Greenko, AES Corp in fray to buy Massachusetts-based NEC Energy Solutions3 min read . Updated: 24 Sep 2020, 02:59 PM IST
- Potential deal with an enterprise value of around $300 million part of Greenko’ pivot towards battery storage
New Delhi: Greenko Energy Holdings and US’ AES Corporation have emerged as the front runners to acquire Massachusetts-headquartered NEC Energy Solutions, in a deal potentially valued at around $300 million, said two people aware of the development.
Hyderabad-based Greenko’s interest in Japan’s NEC Corp-owned firm that holds the intellectual property rights for megawatt-scale lithium-ion batteries comes in the backdrop of Greeko investing in Silicon Valley-based Keracel, which makes solid state batteries with 3D printing technology.
Sovereign funds GIC Holdings Pte. Ltd and Abu Dhabi Investment Authority (ADIA)-backed Greenko has been preparing to pivot towards battery storage. Mint reported on 13 September about Greenko’ plan to invest around $1 billion in a new battery storage business that also includes a plan to produce lithium-ion batteries in India for power grid-scale applications and electric vehicles (EVs).
An NEC Corporation spokesperson in an emailed response said, “I’m afraid we are not able to comment on market speculation on potential agreements."
Queries emailed to the spokespersons of Greenko, AES Corp. and Keracel on Wednesday afternoon remained unanswered.
The Economic Times newspaper had earlier reported about Greenko looking to buy out NEC’ US battery unit.
“The due diligence on NEC Energy Solutions is taking place. AES and Greenko are the ones left in the race to acquire it, with the deal having an enterprise value of around $300 million. It shall be announced shortly," said a person aware of the development cited above requesting anonymity.

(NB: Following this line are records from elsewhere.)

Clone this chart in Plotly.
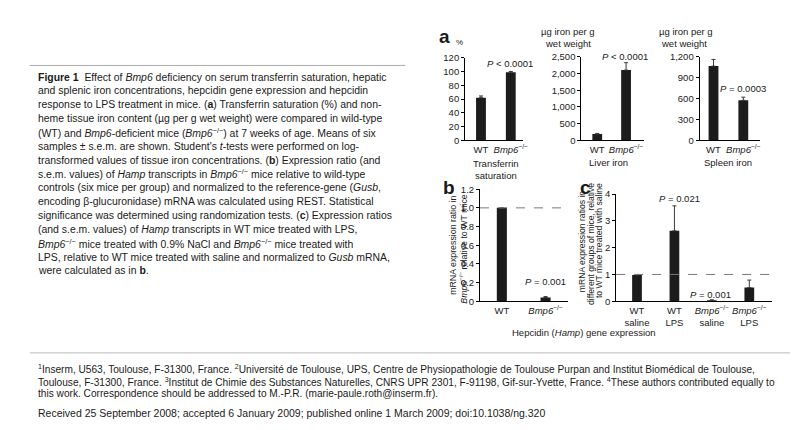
import plotly.graph_objects as go

# ---------------- data ----------------
geno_labels = ["WT", "<i>Bmp6</i><sup>−/−</sup>"]
ts_values = [62, 99]
ts_err = [2.5, 1]
liver_values = [190, 2100]
liver_err = [20, 220]
spleen_values = [1065, 575]
spleen_err = [95, 45]
hamp_labels = ["WT", "<i>Bmp6</i><sup>−/−</sup>"]
hamp_values = [1.0, 0.04]
hamp_err = [0.0, 0.01]
lps_labels = ["WT<br>saline", "WT<br>LPS", "<i>Bmp6</i><sup>−/−</sup><br>saline", "<i>Bmp6</i><sup>−/−</sup><br>LPS"]
lps_values = [0.98, 2.63, 0.04, 0.51]
lps_err = [0.0, 0.93, 0.01, 0.28]

ts_ticks = [0, 20, 40, 60, 80, 100, 120]
liver_ticks = [0, 500, 1000, 1500, 2000, 2500]
spleen_ticks = [0, 300, 600, 900, 1200]
hamp_ticks = [0, 0.2, 0.4, 0.6, 0.8, 1.0, 1.2]
hamp_ticktext = ["0", "0.2", "0.4", "0.6", "0.8", "1.0", "1.2"]
lps_ticks = [0, 1, 2, 3, 4]

caption_lines = [
    "<b>Figure 1</b>\u00a0 Effect of <i>Bmp6</i> deficiency on serum transferrin saturation, hepatic",
    "and splenic iron concentrations, hepcidin gene expression and hepcidin",
    "response to LPS treatment in mice. (<b>a</b>) Transferrin saturation (%) and non-",
    "heme tissue iron content (µg per g wet weight) were compared in wild-type",
    "(WT) and <i>Bmp6</i>-deficient mice (<i>Bmp6</i><sup>−/−</sup>) at 7 weeks of age. Means of six",
    "samples ± s.e.m. are shown. Student's <i>t</i>-tests were performed on log-",
    "transformed values of tissue iron concentrations. (<b>b</b>) Expression ratio (and",
    "s.e.m. values) of <i>Hamp</i> transcripts in <i>Bmp6</i><sup>−/−</sup> mice relative to wild-type",
    "controls (six mice per group) and normalized to the reference-gene (<i>Gusb</i>,",
    "encoding β-glucuronidase) mRNA was calculated using REST. Statistical",
    "significance was determined using randomization tests. (<b>c</b>) Expression ratios",
    "(and s.e.m. values) of <i>Hamp</i> transcripts in WT mice treated with LPS,",
    "<i>Bmp6</i><sup>−/−</sup> mice treated with 0.9% NaCl and <i>Bmp6</i><sup>−/−</sup> mice treated with",
    "LPS, relative to WT mice treated with saline and normalized to <i>Gusb</i> mRNA,",
    "were calculated as in <b>b</b>.",
]
footnote_lines = [
    "<sup>1</sup>Inserm, U563, Toulouse, F-31300, France. <sup>2</sup>Université de Toulouse, UPS, Centre de Physiopathologie de Toulouse Purpan and Institut Biomédical de Toulouse,",
    "Toulouse, F-31300, France. <sup>3</sup>Institut de Chimie des Substances Naturelles, CNRS UPR 2301, F-91198, Gif-sur-Yvette, France. <sup>4</sup>These authors contributed equally to",
    "this work. Correspondence should be addressed to M.-P.R. (marie-paule.roth@inserm.fr).",
]
received_line = "Received 25 September 2008; accepted 6 January 2009; published online 1 March 2009; doi:10.1038/ng.320"

# ---------------- helpers ----------------
W, H = 800, 430
FONT = "Liberation Sans, Arial, Helvetica, sans-serif"
TXT = "#1a1a1a"
BAR = "#1c1c1c"
TICKF = dict(family=FONT, size=9.5, color=TXT)


def px(x):
    return x / W


def py(y):
    return 1 - y / H


def xaxis(left, right, p0, step, labels, anchor):
    return dict(domain=[px(left), px(right)],
                range=[(left - p0) / step, (right - p0) / step],
                tickvals=list(range(len(labels))), ticktext=labels,
                showline=True, linecolor="black", linewidth=1, ticks="",
                showgrid=False, zeroline=False, tickfont=TICKF, anchor=anchor,
                fixedrange=True)


def yaxis(top, bottom, rng, tickvals, ticktext, anchor, fmt=None):
    d = dict(domain=[py(bottom), py(top)], range=rng, tickvals=tickvals,
             showline=True, linecolor="black", linewidth=1, ticks="outside",
             ticklen=3, tickwidth=1, tickcolor="black",
             showgrid=False, zeroline=False, tickfont=TICKF, anchor=anchor,
             fixedrange=True)
    if ticktext is not None:
        d["ticktext"] = ticktext
    if fmt:
        d["tickformat"] = fmt
    return d


def bars(vals, errs, xa, ya, width):
    return go.Bar(x=list(range(len(vals))), y=vals, xaxis=xa, yaxis=ya,
                  width=width, marker=dict(color=BAR, line=dict(width=0)),
                  error_y=dict(type="data", array=errs, arrayminus=[0] * len(errs),
                               symmetric=False, color="#3a3a3a", thickness=1, width=2),
                  hoverinfo="skip")


fig = go.Figure()
fig.add_trace(bars(ts_values, ts_err, "x", "y", 0.33))
fig.add_trace(bars(liver_values, liver_err, "x2", "y2", 0.34))
fig.add_trace(bars(spleen_values, spleen_err, "x3", "y3", 0.33))
fig.add_trace(bars(hamp_values, hamp_err, "x4", "y4", 0.23))
fig.add_trace(bars(lps_values, lps_err, "x5", "y5", 0.26))

fig.update_layout(
    width=W, height=H, margin=dict(l=0, r=0, t=0, b=0),
    paper_bgcolor="white", plot_bgcolor="white", showlegend=False,
    font=dict(family=FONT, color=TXT),
    xaxis=xaxis(468, 526, 484, 30, geno_labels, "y"),
    yaxis=yaxis(53, 138, [0, 120], ts_ticks, None, "x"),
    xaxis2=xaxis(585, 648, 601, 29, geno_labels, "y2"),
    yaxis2=yaxis(52, 138, [0, 2500], liver_ticks, None, "x2", ",d"),
    xaxis3=xaxis(704, 765, 718, 30, geno_labels, "y3"),
    yaxis3=yaxis(52, 138, [0, 1200], spleen_ticks, None, "x3", ",d"),
    xaxis4=xaxis(483, 572, 505, 44, hamp_labels, "y4"),
    yaxis4=yaxis(188, 303, [0, 1.2], hamp_ticks, hamp_ticktext, "x4"),
    xaxis5=xaxis(620, 777, 641, 37.67, lps_labels, "y5"),
    yaxis5=yaxis(193, 303, [0, 4], lps_ticks, None, "x5"),
)

# reference lines at ratio = 1
fig.add_shape(type="line", xref="x4 domain", yref="y4", x0=0, x1=0.98, y0=1, y1=1,
              line=dict(color="#777", width=1, dash="dash"))
fig.add_shape(type="line", xref="x5 domain", yref="y5", x0=0, x1=1.03, y0=1, y1=1,
              line=dict(color="#777", width=1, dash="dash"))

# rules
fig.add_shape(type="line", xref="paper", yref="paper", x0=px(30), x1=px(408),
              y0=py(61), y1=py(61), line=dict(color="#aaaaaa", width=1))
fig.add_shape(type="line", xref="paper", yref="paper", x0=px(30), x1=px(795),
              y0=py(356), y1=py(356), line=dict(color="#bbbbbb", width=1))


def txt(x, y, s, size=9.5, xanchor="center", angle=0):
    fig.add_annotation(x=px(x), y=py(y), xref="paper", yref="paper", text=s,
                       showarrow=False, xanchor=xanchor, yanchor="middle",
                       textangle=angle, font=dict(family=FONT, size=size, color=TXT))


# panel letters
txt(447, 31, "<b>a</b>", 19)
txt(452, 186, "<b>b</b>", 19)
txt(589, 186, "<b>c</b>", 19)

# units
txt(462, 37, "%", 8)
txt(572, 26, "µg iron per g", 9.5)
txt(572, 38, "wet weight", 9.5)
txt(690, 26, "µg iron per g", 9.5)
txt(688, 38, "wet weight", 9.5)

# P values
txt(513, 59, "<i>P</i> < 0.0001", 9.5)
txt(629, 52, "<i>P</i> < 0.0001", 9.5)
txt(748, 85, "<i>P</i> = 0.0003", 9.5)
txt(549, 283, "<i>P</i> = 0.001", 9.5)
txt(684, 198, "<i>P</i> = 0.021", 9.5)
txt(715, 296, "<i>P</i> = 0.001", 9.5)

# group labels
txt(499, 162, "Transferrin", 9.5)
txt(499, 174, "saturation", 9.5)
txt(612, 161, "Liver iron", 9.5)
txt(733, 161, "Spleen iron", 9.5)
txt(588, 335, "Hepcidin (<i>Hamp</i>) gene expression", 9.5)

# y titles (rotated)
txt(456, 246, "mRNA expression ratio in", 8.8, angle=-90)
txt(466, 249, "<i>Bmp6</i><sup>−/−</sup> relative to WT mice", 8.8, angle=-90)
txt(585, 242, "mRNA expression ratios in", 8.6, angle=-90)
txt(594, 244, "different groups of mice, relative", 8.6, angle=-90)
txt(603, 241, "to WT mice treated with saline", 8.6, angle=-90)

# caption
for i, line in enumerate(caption_lines):
    txt(36, 73 + 14.2 * i, line, 10.45, xanchor="left")

# footnotes
for i, line in enumerate(footnote_lines):
    txt(36, 373 + 12.5 * i, line, 10.15, xanchor="left")
txt(36, 418, received_line, 10.5, xanchor="left")

fig.write_html("out.html",
               config={"displayModeBar": False, "staticPlot": True},
               post_script="document.body.style.margin='0px';document.body.style.overflow='hidden';")
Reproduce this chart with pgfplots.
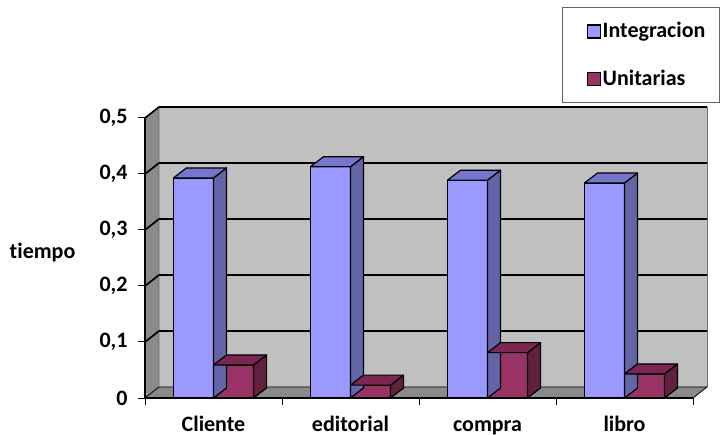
\documentclass[border=0pt]{standalone}
\usepackage{pgfplots}
\pgfplotsset{compat=1.18}
\usepackage{fontspec}
\setmainfont{Carlito}[Ligatures={NoCommon,NoContextual}]
\definecolor{cA}{HTML}{9999FF}
\definecolor{cAtop}{HTML}{7676CC}
\definecolor{cAside}{HTML}{6464A8}
\definecolor{cB}{HTML}{993366}
\definecolor{cBtop}{HTML}{7A2852}
\definecolor{cBside}{HTML}{62203F}
\definecolor{wall}{HTML}{C0C0C0}
\definecolor{wallside}{HTML}{8A8A8A}
\newcommand\lf{\fontsize{22bp}{26bp}\selectfont\bfseries}
\pgfdeclareplotmark{nothing}{}
\pgfplotsset{
  sqlegend/.style={legend image code/.code={\path (-12bp,0bp); \draw[##1, line width=1.2bp] (0bp,-7bp) rectangle (13bp,6bp);}},
  face3d/.style n args={4}{forget plot, only marks, mark=nothing, scatter,
    visualization depends on={rawy \as \ry},
    scatter/@pre marker code/.code={
      \pgfmathsetlengthmacro\hh{\ry*560bp}
      \filldraw[fill=#3, draw=black, line width=1.2bp, line join=round]
        (#2,0pt) -- ++(13bp,10bp) -- ++(0pt,-\hh) -- ++(-13bp,-10bp) -- cycle;
      \filldraw[fill=#4, draw=black, line width=1.2bp, line join=round]
        (#1,0pt) -- (#2,0pt) -- ++(13bp,10bp) -- ([xshift=13bp,yshift=10bp]#1,0pt) -- cycle;
    },
    scatter/@post marker code/.code={}},
}
\begin{document}
\begin{tikzpicture}
\begin{axis}[
  anchor=south west, at={(145bp,37bp)},
  x=137bp, y=560bp,
  xmin=-0.5, xmax=3.5, ymin=0, ymax=0.5,
  enlargelimits=false, clip=false, axis on top,
  axis x line*=bottom, axis y line*=left,
  axis line style={line width=1.2bp},
  tick align=outside, major tick length=7bp,
  tick style={black, line width=1bp},
  xtick={-0.5,0.5,1.5,2.5,3.5},
  xticklabels={Cliente,editorial,compra,libro},
  x tick label as interval,
  ytick={0,0.1,0.2,0.3,0.4,0.5},
  yticklabel style={/pgf/number format/.cd, fixed, precision=1, use comma, assume math mode=true, /tikz/.cd, xshift=-7bp},
  xticklabel style={yshift=-7bp, text height=15.5bp, text depth=4.5bp},
  tick label style={font=\lf},
  every axis y label/.style={at={(axis description cs:-0.187,0.518)}, anchor=center, font=\lf},
  ylabel={tiempo},
  legend style={at={(axis description cs:1.049,1.396)}, anchor=north east,
    draw=black!60, line width=0.8bp, font=\lf, row sep=27bp,
    inner xsep=12bp, inner ysep=13bp, cells={anchor=west}},
]
% walls
\fill[wall] ([shift={(14bp,11bp)}]axis cs:-0.5,0) rectangle ([shift={(14bp,11bp)}]axis cs:3.5,0.5);
\draw[black!55, line width=0.8bp] ([shift={(14bp,11bp)}]axis cs:3.5,0) -- ([shift={(14bp,11bp)}]axis cs:3.5,0.5);
\filldraw[fill=wallside, draw=black!55, line width=0.8bp] (axis cs:-0.5,0) -- ([shift={(14bp,11bp)}]axis cs:-0.5,0) -- ([shift={(14bp,11bp)}]axis cs:-0.5,0.5) -- (axis cs:-0.5,0.5) -- cycle;
\filldraw[fill=wallside, draw=black, line width=0.8bp] (axis cs:-0.5,0) -- (axis cs:3.5,0) -- ([shift={(14bp,11bp)}]axis cs:3.5,0) -- ([shift={(14bp,11bp)}]axis cs:-0.5,0) -- cycle;
\pgfplotsinvokeforeach{0.1,0.2,0.3,0.4,0.5}{
  \draw[black, line width=1.7bp] (axis cs:-0.5,#1) -- ([shift={(14bp,11bp)}]axis cs:-0.5,#1) -- ([shift={(14bp,11bp)}]axis cs:3.5,#1);
}
% Integracion
\addplot[ybar, bar width=40bp, bar shift=-20bp, fill=cA, draw=black, line width=1.2bp, sqlegend]
  coordinates {(0,0.393) (1,0.413) (2,0.389) (3,0.384)};
\addplot[face3d={-40bp}{0bp}{cAside}{cAtop}]
  coordinates {(0,0.393) (1,0.413) (2,0.389) (3,0.384)};
% Unitarias
\addplot[ybar, bar width=40bp, bar shift=20bp, fill=cB, draw=black, line width=1.2bp, sqlegend]
  coordinates {(0,0.059) (1,0.023) (2,0.081) (3,0.043)};
\addplot[face3d={0bp}{40bp}{cBside}{cBtop}]
  coordinates {(0,0.059) (1,0.023) (2,0.081) (3,0.043)};
\legend{Integracion,Unitarias}
\end{axis}
\pgfresetboundingbox
\useasboundingbox (0,0) rectangle (722bp,435bp);
\end{tikzpicture}
\end{document}
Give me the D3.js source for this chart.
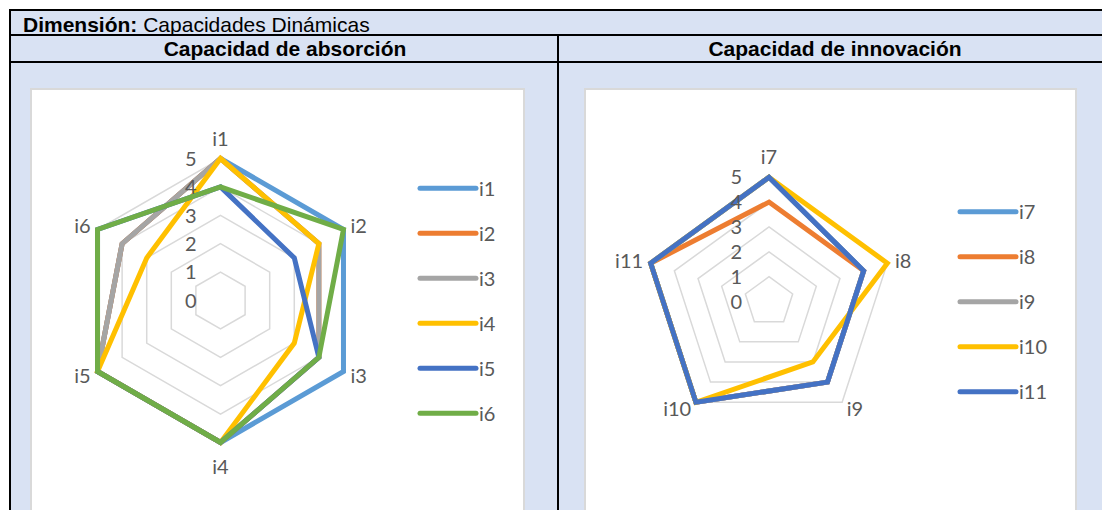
<!DOCTYPE html>
<html>
<head>
<meta charset="utf-8">
<script src="https://cdn.jsdelivr.net/npm/d3@7"></script>
<style>
  body { margin: 0; background: #fff; }
  svg { display: block; }
</style>
</head>
<body>
<div id="page"></div>
<script>
// Capacidad de absorcion (6 axes, 6 series)
const absorcionAxes = ["i1", "i2", "i3", "i4", "i5", "i6"];
const absorcionSeries = ["i1", "i2", "i3", "i4", "i5", "i6"];
const absI1 = [5, 5, 5, 5, 5, 4];
const absI2 = [5, 4, 4, 5, 5, 4];
const absI3 = [5, 4, 4, 5, 5, 4];
const absI4 = [5, 4, 3, 5, 5, 3];
const absI5 = [4, 3, 4, 5, 5, 5];
const absI6 = [4, 5, 4, 5, 5, 5];

// Capacidad de innovacion (5 axes, 5 series)
const innovacionAxes = ["i7", "i8", "i9", "i10", "i11"];
const innovacionSeries = ["i7", "i8", "i9", "i10", "i11"];
const innI7 = [5, 4, 4, 5, 5];
const innI8 = [4, 4, 4, 5, 5];
const innI9 = [5, 4, 4, 5, 5];
const innI10 = [5, 5, 3, 5, 5];
const innI11 = [5, 4, 4, 5, 5];

const radarTicks = [0, 1, 2, 3, 4, 5];

const seriesColors = ["#5B9BD5", "#ED7D31", "#A5A5A5", "#FFC000", "#4472C4", "#70AD47"];

const W = 1102, H = 510;
const svg = d3.select("#page").append("svg")
    .attr("width", W)
    .attr("height", H);

// table background + cells
svg.append("rect").attr("x", 10).attr("y", 10).attr("width", W - 10).attr("height", H - 10)
    .attr("fill", "#D9E2F3");

// white chart boxes
svg.append("rect").attr("x", 31).attr("y", 89).attr("width", 493).attr("height", 460)
    .attr("fill", "#fff").attr("stroke", "#D9D9D9").attr("stroke-width", 2);
svg.append("rect").attr("x", 585).attr("y", 89).attr("width", 491).attr("height", 460)
    .attr("fill", "#fff").attr("stroke", "#D9D9D9").attr("stroke-width", 2);

// table borders
const border = svg.append("g").attr("stroke", "#000").attr("stroke-width", 2);
border.append("line").attr("x1", 9).attr("x2", W).attr("y1", 10).attr("y2", 10);
border.append("line").attr("x1", 9).attr("x2", W).attr("y1", 35).attr("y2", 35);
border.append("line").attr("x1", 9).attr("x2", W).attr("y1", 62).attr("y2", 62);
border.append("line").attr("x1", 10).attr("x2", 10).attr("y1", 9).attr("y2", H);
border.append("line").attr("x1", 558).attr("x2", 558).attr("y1", 35).attr("y2", H);

// header texts
const head = svg.append("text")
    .attr("x", 23).attr("y", 32)
    .attr("font-family", "Liberation Sans, Arial, sans-serif")
    .attr("font-size", 21)
    .attr("fill", "#000");
head.append("tspan").attr("font-weight", "bold").text("Dimensión:");
head.append("tspan").text(" Capacidades Dinámicas");

svg.append("text")
    .attr("x", 285).attr("y", 56)
    .attr("text-anchor", "middle")
    .attr("font-family", "Liberation Sans, Arial, sans-serif")
    .attr("font-size", 21).attr("font-weight", "bold")
    .text("Capacidad de absorción");

svg.append("text")
    .attr("x", 835).attr("y", 56)
    .attr("text-anchor", "middle")
    .attr("font-family", "Liberation Sans, Arial, sans-serif")
    .attr("font-size", 21).attr("font-weight", "bold")
    .text("Capacidad de innovación");

function renderRadar(opts) {
    const { cx, cy, R, axes, names, values, legendX, legendY, tickX } = opts;
    const g = svg.append("g")
        .attr("font-family", "Lato, Calibri, sans-serif")
        .attr("font-size", 20)
        .attr("fill", "#595959");

    const r = d3.scaleLinear().domain([0, 5]).range([0, R]);
    const angle = d3.scaleLinear().domain([0, axes.length]).range([0, 2 * Math.PI]);

    const radial = d3.lineRadial()
        .angle((d, i) => angle(i))
        .radius(d => r(d))
        .curve(d3.curveLinearClosed);

    const plot = g.append("g").attr("transform", `translate(${cx},${cy})`);

    // grid rings
    plot.selectAll(".ring")
        .data(radarTicks.filter(t => t > 0))
        .enter()
        .append("path")
        .attr("class", "ring")
        .attr("d", t => radial(axes.map(() => t)))
        .attr("fill", "none")
        .attr("stroke", "#D9D9D9")
        .attr("stroke-width", 1.5);

    // series
    plot.selectAll(".series")
        .data(values)
        .enter()
        .append("path")
        .attr("class", "series")
        .attr("d", d => radial(d))
        .attr("fill", "none")
        .attr("stroke", (d, i) => seriesColors[i])
        .attr("stroke-width", 5)
        .attr("stroke-linejoin", "miter");

    // tick labels
    plot.selectAll(".tick")
        .data(radarTicks)
        .enter()
        .append("text")
        .attr("x", tickX)
        .attr("y", t => -r(t))
        .attr("dy", "0.36em")
        .attr("text-anchor", "end")
        .text(t => t);

    // axis labels
    plot.selectAll(".axisLabel")
        .data(axes)
        .enter()
        .append("text")
        .each(function(name, i) {
            const a = angle(i);
            const s = Math.sin(a), c = Math.cos(a);
            const lr = R + 8;
            let x = lr * s, y = -lr * c;
            let anchor = "middle";
            if (Math.abs(s) < 0.1) {
                y += c > 0 ? -12 : 16;
            } else {
                anchor = s > 0 ? "start" : "end";
            }
            d3.select(this)
                .attr("x", x).attr("y", y)
                .attr("dy", "0.36em")
                .attr("text-anchor", anchor)
                .text(name);
        });

    // legend
    const legend = g.selectAll(".legend")
        .data(names)
        .enter()
        .append("g")
        .attr("transform", (d, i) => `translate(${legendX},${legendY + i * 45})`);
    legend.append("line")
        .attr("x1", 0).attr("x2", 56)
        .attr("stroke", (d, i) => seriesColors[i])
        .attr("stroke-width", 5)
        .attr("stroke-linecap", "round");
    legend.append("text")
        .attr("x", 59)
        .attr("dy", "0.36em")
        .text(d => d);
}

renderRadar({
    cx: 220.5, cy: 300.5, R: 142,
    axes: absorcionAxes, names: absorcionSeries,
    values: [absI1, absI2, absI3, absI4, absI5, absI6],
    legendX: 420, legendY: 188.3, tickX: -24
});

renderRadar({
    cx: 769, cy: 301.6, R: 124.4,
    axes: innovacionAxes, names: innovacionSeries,
    values: [innI7, innI8, innI9, innI10, innI11],
    legendX: 960, legendY: 211.7, tickX: -27
});
</script>
</body>
</html>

The fresh capital for renewables 3.0 investment will be deployed by Greenko to acquire and develop lithium-ion battery technology, and for its manufacturing and application playbook. This comes against the backdrop of the single-largest foreign clean energy investment announcement in India made by Japan’s ORIX Corp. for $980 million in Greenko for a 17% stake.
“The Keracel investment was made to accelerate cost reduction and faster localisation of battery production for the EV market," the person cited above added.
There is a growing interest in India’s battery storage manufacturing plans with the National Democratic Alliance (NDA) government readying a ₹18,000-crore production-linked incentive package for battery storage manufacturing. India also plans to issue tenders for setting up Tesla-style gigafactories for cell and battery manufacturing, Mint reported earlier.
Indian Oil Corporation Ltd (IOC), the country’s largest fuel retailer and refiner is also actively scouting the space, given India’s ambitious clean energy targets and the intermittent nature of electricity from clean energy sources. In such a situation, large grid-scale battery storages can help maintain spinning reserves to support round-the-clock demand for electricity. Also, there is a growing demand for EVs.
“With electric mobility gaining traction from a sustainability perspective, your company is focussing on value creation through collaborations in the EV space," said Indian Oil chairman, S.M. Vaidya in his message to the state-run firm’s annual general meeting on Monday.
“We are also evaluating different advanced battery technologies and intend to set up a metal-air battery-manufacturing facility for EVs as well as for stationary applications," Vaidya added.
The lithium-ion cell manufacturing value chain comprising of processing of raw materials and manufacturing of separators, cathodes, electrolytes, anodes, cells, and battery storage packs is dominated by China. Also, India does not have enough lithium reserves, with Chinese state firms have procured lithium mine concessions in Bolivia, Argentina and Chile.
India on its part plans to impose tariffs on imports of lithium-ion cells for as long as a decade and offer incentives to manufacturers such as 100% tax deduction on capital expenditure in the first year of operation under Section 35 AD, concessional financing options by giving companies deemed infrastructure status and waiver of minimum alternative tax.
“It's a business to evolve and grow," said the person cited above.